>>>
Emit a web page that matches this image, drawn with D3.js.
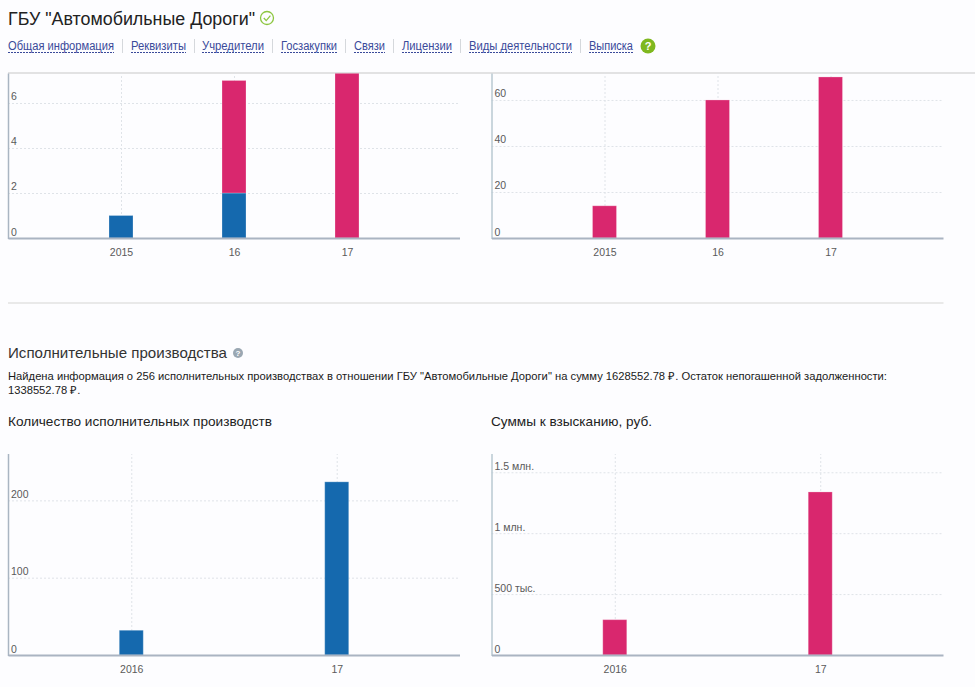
<!DOCTYPE html>
<html><head><meta charset="utf-8">
<script src="https://cdn.jsdelivr.net/npm/d3@7/dist/d3.min.js"></script>
<style>
html,body{margin:0;padding:0;background:#fdfdff;overflow:hidden}
svg{display:block;font-family:"Liberation Sans",Arial,sans-serif}
.grid line{stroke:#dfe3e8;stroke-dasharray:2 2;stroke-width:1}
.tl text{fill:#5a5a5a;font-size:10.5px}
</style></head><body>
<svg id="c" width="975" height="687"></svg>
<script>
// --- data ---
const titleText = 'ГБУ "Автомобильные Дороги"';
const navLabels = ['Общая информация','Реквизиты','Учредители','Госзакупки','Связи','Лицензии','Виды деятельности','Выписка'];
const navStarts = [8,131,202,281,354,402,469,589];
const navWidths = [106,55,62,56,31,50,103,44];
const sectionTitle = 'Исполнительные производства';
const para1 = 'Найдена информация о 256 исполнительных производствах в отношении ГБУ "Автомобильные Дороги" на сумму 1628552.78 ₽. Остаток непогашенной задолженности:';
const para2 = '1338552.78 ₽.';
const subTitleLeft = 'Количество исполнительных производств';
const subTitleRight = 'Суммы к взысканию, руб.';

const yearsTop = [2015,2016,2017];
const yearsBottom = [2016,2017];
const topLeftBlue = [1,2,0];
const topLeftPink = [0,5,8];
const topRightPink = [14,60,70];
const bottomLeftBlue = [32,224];
const bottomRightPink = [290000,1338552.78];
const topLeftTicks = [0,2,4,6];
const topRightTicks = [0,20,40,60];
const bottomLeftTicks = [0,100,200];
const bottomRightTicks = [0,500000,1000000,1500000];
const moneyLabels = ['0','500 тыс.','1 млн.','1.5 млн.'];

const BLUE='#1569ae', PINK='#d9276e';
const svg=d3.select('#c');

svg.append('text').attr('x',8).attr('y',25).attr('font-size',18).attr('fill','#222')
   .attr('textLength',247).attr('lengthAdjust','spacingAndGlyphs').text(titleText);
const chk=svg.append('g').attr('transform','translate(267,18)');
chk.append('circle').attr('r',6.5).attr('fill','none').attr('stroke','#8cc63f').attr('stroke-width',1.3);
chk.append('path').attr('d','M-3.2,0 L-0.8,2.6 L3.4,-2.4').attr('fill','none').attr('stroke','#8cc63f').attr('stroke-width',1.3);

navLabels.forEach((t,i)=>{
  svg.append('text').attr('x',navStarts[i]).attr('y',50).attr('font-size',12)
     .attr('fill','#3a4a9a').attr('textLength',navWidths[i]).attr('lengthAdjust','spacingAndGlyphs').text(t);
  svg.append('line').attr('x1',navStarts[i]).attr('x2',navStarts[i]+navWidths[i]).attr('y1',52.5).attr('y2',52.5)
     .attr('stroke','#3a4a9a').attr('stroke-dasharray','2 1');
  if(i<navLabels.length-1) svg.append('line').attr('x1',navStarts[i]+navWidths[i]+8.5).attr('x2',navStarts[i]+navWidths[i]+8.5)
     .attr('y1',39).attr('y2',53).attr('stroke','#d5d8dc');
});
svg.append('circle').attr('cx',648).attr('cy',46).attr('r',7.5).attr('fill','#7fb81f');
svg.append('text').attr('x',648).attr('y',50).attr('text-anchor','middle').attr('font-size',11).attr('font-weight','bold').attr('fill','#fff').text('?');

svg.append('line').attr('x1',8).attr('x2',975).attr('y1',73).attr('y2',73).attr('stroke','#c8c8c8').attr('stroke-width',1.2);
svg.append('line').attr('x1',8).attr('x2',943.5).attr('y1',303).attr('y2',303).attr('stroke','#e2e2e2').attr('stroke-width',1.5);

svg.append('text').attr('x',8).attr('y',358).attr('font-size',15).attr('fill','#333').attr('textLength',219).attr('lengthAdjust','spacingAndGlyphs').text(sectionTitle);
svg.append('circle').attr('cx',238).attr('cy',353).attr('r',5).attr('fill','#9aa7b2');
svg.append('text').attr('x',238).attr('y',356).attr('text-anchor','middle').attr('font-size',8).attr('font-weight','bold').attr('fill','#fff').text('?');
svg.append('text').attr('x',8).attr('y',380).attr('font-size',11.2).attr('fill','#1a1a1a').attr('textLength',879).attr('lengthAdjust','spacingAndGlyphs').text(para1);
svg.append('text').attr('x',8).attr('y',394).attr('font-size',11.2).attr('fill','#1a1a1a').text(para2);
svg.append('text').attr('x',8).attr('y',426).attr('font-size',13.5).attr('fill','#222').attr('textLength',264).attr('lengthAdjust','spacingAndGlyphs').text(subTitleLeft);
svg.append('text').attr('x',491).attr('y',426).attr('font-size',13.5).attr('fill','#222').attr('textLength',161).attr('lengthAdjust','spacingAndGlyphs').text(subTitleRight);

let clipId=0;
function chart(o){
  const g=svg.append('g');
  const x=d3.scaleLinear().domain(o.xDomain).range([o.left,o.left+452]);
  const y=d3.scaleLinear().domain([0,o.yMax]).range([o.bottom,o.top]);
  const id='clip'+(clipId++);
  g.append('clipPath').attr('id',id).append('rect').attr('x',o.left).attr('y',o.top).attr('width',452).attr('height',o.bottom-o.top);

  const gy=g.append('g').attr('class','grid').attr('transform',`translate(${o.left},0)`)
    .call(d3.axisRight(y).tickValues(o.yTicks.filter(v=>v>0)).tickSize(452).tickFormat(''));
  gy.select('.domain').remove();
  const gx=g.append('g').attr('class','grid').attr('transform',`translate(0,${o.bottom})`)
    .call(d3.axisTop(x).tickValues(o.years).tickSize(o.bottom-o.top).tickFormat(''));
  gx.select('.domain').remove();

  const bars=g.append('g').attr('clip-path',`url(#${id})`);
  const w=24;
  o.series.forEach(s=>{
    bars.selectAll(null).data(o.years.map((yr,i)=>({yr,y0:s.base?s.base[i]:0,v:s.values[i]})).filter(d=>d.v>0))
      .join('rect')
      .attr('x',d=>x(d.yr)-w/2).attr('width',w)
      .attr('y',d=>y(d.y0+d.v)).attr('height',d=>y(d.y0)-y(d.y0+d.v))
      .attr('fill',s.color).attr('stroke','#fff').attr('stroke-opacity',.25).attr('stroke-width',1);
  });

  const tl=g.append('g').attr('class','tl').attr('transform',`translate(${o.left+3},0)`)
    .call(d3.axisRight(y).tickValues(o.yTicks).tickSize(0).tickPadding(0)
      .tickFormat((d,i)=>o.yLabels?o.yLabels[i]:d));
  tl.select('.domain').remove();
  tl.selectAll('text').attr('dy',-3).attr('text-anchor','start');

  const xl=g.append('g').attr('class','tl').attr('transform',`translate(0,${o.bottom+18})`)
    .call(d3.axisBottom(x).tickValues(o.years).tickSize(0).tickPadding(0)
      .tickFormat((d,i)=>i===0?String(d):String(d).slice(2)));
  xl.select('.domain').remove();
  xl.selectAll('text').attr('dy',0);

  g.append('line').attr('x1',o.left+.5).attr('x2',o.left+.5).attr('y1',o.top).attr('y2',o.bottom+1).attr('stroke',o.axisColor).attr('stroke-width',1.5);
  g.append('line').attr('x1',o.left+.5).attr('x2',o.left+452).attr('y1',o.bottom+.5).attr('y2',o.bottom+.5).attr('stroke','#aab4c2').attr('stroke-width',2);
}
const dTop=[2014,2018], dBot=[2015.4,2017.6];
chart({left:8,top:73.5,bottom:238,xDomain:dTop,yMax:7.31,years:yearsTop,yTicks:topLeftTicks,axisColor:'#a9b5c2',
  series:[{values:topLeftBlue,color:BLUE},{values:topLeftPink,base:topLeftBlue,color:PINK}]});
chart({left:491.5,top:73.5,bottom:238,xDomain:dTop,yMax:71.5,years:yearsTop,yTicks:topRightTicks,axisColor:'#b9c8d2',
  series:[{values:topRightPink,color:PINK}]});
chart({left:8,top:454,bottom:655,xDomain:dBot,yMax:260,years:yearsBottom,yTicks:bottomLeftTicks,axisColor:'#a9b5c2',
  series:[{values:bottomLeftBlue,color:BLUE}]});
chart({left:491.5,top:454,bottom:655,xDomain:dBot,yMax:1650000,years:yearsBottom,yTicks:bottomRightTicks,yLabels:moneyLabels,axisColor:'#b9c8d2',
  series:[{values:bottomRightPink,color:PINK}]});
</script></body></html>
<<<
Written task: Every line from the start of the listing above through the line with "const svg=d3.select('#c');" should be repeated exactly; skip the pictures and add nothing else.

Output for this exercise:
Emit a web page that matches this image, drawn with D3.js.
<!DOCTYPE html>
<html><head><meta charset="utf-8">
<script src="https://cdn.jsdelivr.net/npm/d3@7/dist/d3.min.js"></script>
<style>
html,body{margin:0;padding:0;background:#fdfdff;overflow:hidden}
svg{display:block;font-family:"Liberation Sans",Arial,sans-serif}
.grid line{stroke:#dfe3e8;stroke-dasharray:2 2;stroke-width:1}
.tl text{fill:#5a5a5a;font-size:10.5px}
</style></head><body>
<svg id="c" width="975" height="687"></svg>
<script>
// --- data ---
const titleText = 'ГБУ "Автомобильные Дороги"';
const navLabels = ['Общая информация','Реквизиты','Учредители','Госзакупки','Связи','Лицензии','Виды деятельности','Выписка'];
const navStarts = [8,131,202,281,354,402,469,589];
const navWidths = [106,55,62,56,31,50,103,44];
const sectionTitle = 'Исполнительные производства';
const para1 = 'Найдена информация о 256 исполнительных производствах в отношении ГБУ "Автомобильные Дороги" на сумму 1628552.78 ₽. Остаток непогашенной задолженности:';
const para2 = '1338552.78 ₽.';
const subTitleLeft = 'Количество исполнительных производств';
const subTitleRight = 'Суммы к взысканию, руб.';

const yearsTop = [2015,2016,2017];
const yearsBottom = [2016,2017];
const topLeftBlue = [1,2,0];
const topLeftPink = [0,5,8];
const topRightPink = [14,60,70];
const bottomLeftBlue = [32,224];
const bottomRightPink = [290000,1338552.78];
const topLeftTicks = [0,2,4,6];
const topRightTicks = [0,20,40,60];
const bottomLeftTicks = [0,100,200];
const bottomRightTicks = [0,500000,1000000,1500000];
const moneyLabels = ['0','500 тыс.','1 млн.','1.5 млн.'];

const BLUE='#1569ae', PINK='#d9276e';
const svg=d3.select('#c');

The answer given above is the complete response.